What Ross observes — that same-sex marriage marks the final severing of marriage from procreation — is the reason that so many of us on the social right oppose it. You have read my accounts here, from my late sister and other teachers, about how hard kids today have it in classrooms because they come from such unstable homes. We have deconstructed marriage to the point where for many, many people, it is all about fulfilling adult needs; kids are an afterthought, or an accessory. This is going to cost us.



Actually, Bubba, Erin was being serious. Consider this report from the NY Times:
A study to be released next month is offering a rare glimpse inside gay relationships and reveals that monogamy is not a central feature for many. Some gay men and lesbians argue that, as a result, they have stronger, longer-lasting and more honest relationships. And while that may sound counterintuitive, some experts say boundary-challenging gay relationships represent an evolution in marriage — one that might point the way for the survival of the institution.

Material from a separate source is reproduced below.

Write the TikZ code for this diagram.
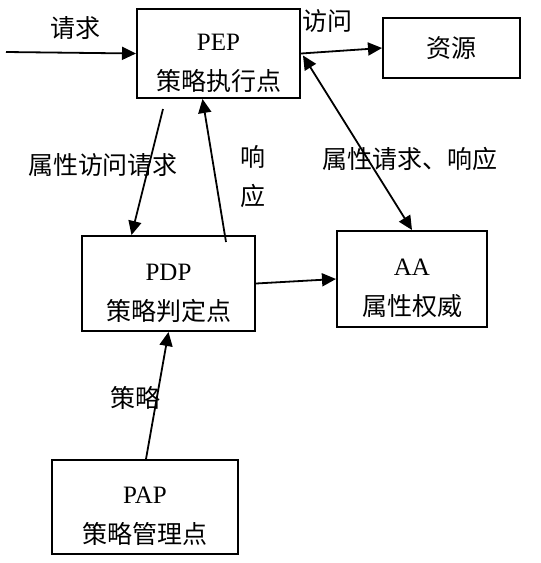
\documentclass[tikz,border=0pt]{standalone}
\usepackage{fontspec}
\setmainfont{Liberation Serif}
\newfontfamily\cjk{Noto Sans CJK SC}
\usetikzlibrary{arrows.meta,calc}
\newcommand{\toppad}{\rule{0pt}{18pt}}
\tikzset{
    box/.style={draw, line width=1pt, inner sep=0pt, align=center, font=\fontsize{12.5}{20}\selectfont},
    lbl/.style={inner sep=0pt, align=center, font=\fontsize{12.5}{19.5}\selectfont\cjk},
    arr/.style={line width=0.9pt, -{Triangle[length=7pt, width=6.5pt]}},
}
\begin{document}
\begin{tikzpicture}[x=0.5pt, y=-0.5pt]
    \useasboundingbox (0,0) rectangle (541,563);
    % boxes
    \node[box, minimum width=81.5pt, minimum height=44.5pt] (pep) at (218.5,53.5) {\toppad PEP\\{\cjk 策略执行点}};
    \node[box, minimum width=68.5pt, minimum height=30pt] (res) at (451.5,48) {\cjk 资源};
    \node[box, minimum width=86.5pt, minimum height=47.5pt] (pdp) at (168.5,283.5) {\toppad PDP\\{\cjk 策略判定点}};
    \node[box, minimum width=75pt, minimum height=48pt] (aa) at (412,279) {\toppad AA\\{\cjk 属性权威}};
    \node[box, minimum width=93pt, minimum height=47pt] (pap) at (145,507) {\toppad PAP\\{\cjk 策略管理点}};
    \coordinate (in) at (6,52);
    % arrows
    \draw[arr] (in) -- (pep.west);
    \draw[arr] (pep.east) -- (res.west);
    \draw[arr] ($(pep.south)+(-55.5,10)$) -- ($(pdp.north)+(-37,0)$);
    \draw[arr] ($(pdp.north)+(57.5,7)$) -- ($(pep.south)+(-16,0)$);
    \draw[line width=0.9pt, {Triangle[length=7pt, width=6.5pt]}-{Triangle[length=7pt, width=6.5pt]}] ($(pep.east)+(2,2)$) -- (aa.north);
    \draw[arr] (pdp.east) -- (aa.west);
    \draw[arr] ($(pap.north)+(1,0)$) -- (pdp.south);
    % labels
    \node[lbl] (lreq) at (75,28) {请求};
    \node[lbl] (lacc) at (327,21) {访问};
    \node[lbl] (lattr) at (103,165) {属性访问请求};
    \node[lbl] (lresp) at (253,177) {响\\应};
    \node[lbl] (laar) at (410,159) {属性请求、响应};
    \node[lbl] (lpol) at (135,398) {策略};
\end{tikzpicture}
\end{document}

New research at San Francisco State University reveals just how common open relationships are among gay men and lesbians in the Bay Area. The Gay Couples Study has followed 556 male couples for three years — about 50 percent of those surveyed have sex outside their relationships, with the knowledge and approval of their partners.
That consent is key. “With straight people, it’s called affairs or cheating,” said Colleen Hoff, the study’s principal investigator, “but with gay people it does not have such negative connotations.”
The study also found open gay couples just as happy in their relationships as pairs in sexually exclusive unions, Dr. Hoff said. A different study, published in 1985, concluded that open gay relationships actually lasted longer.
None of this is news in the gay community, but few will speak publicly about it. Of the dozen people in open relationships contacted for this column, no one would agree to use his or her full name, citing privacy concerns. They also worried that discussing the subject could undermine the legal fight for same-sex marriage.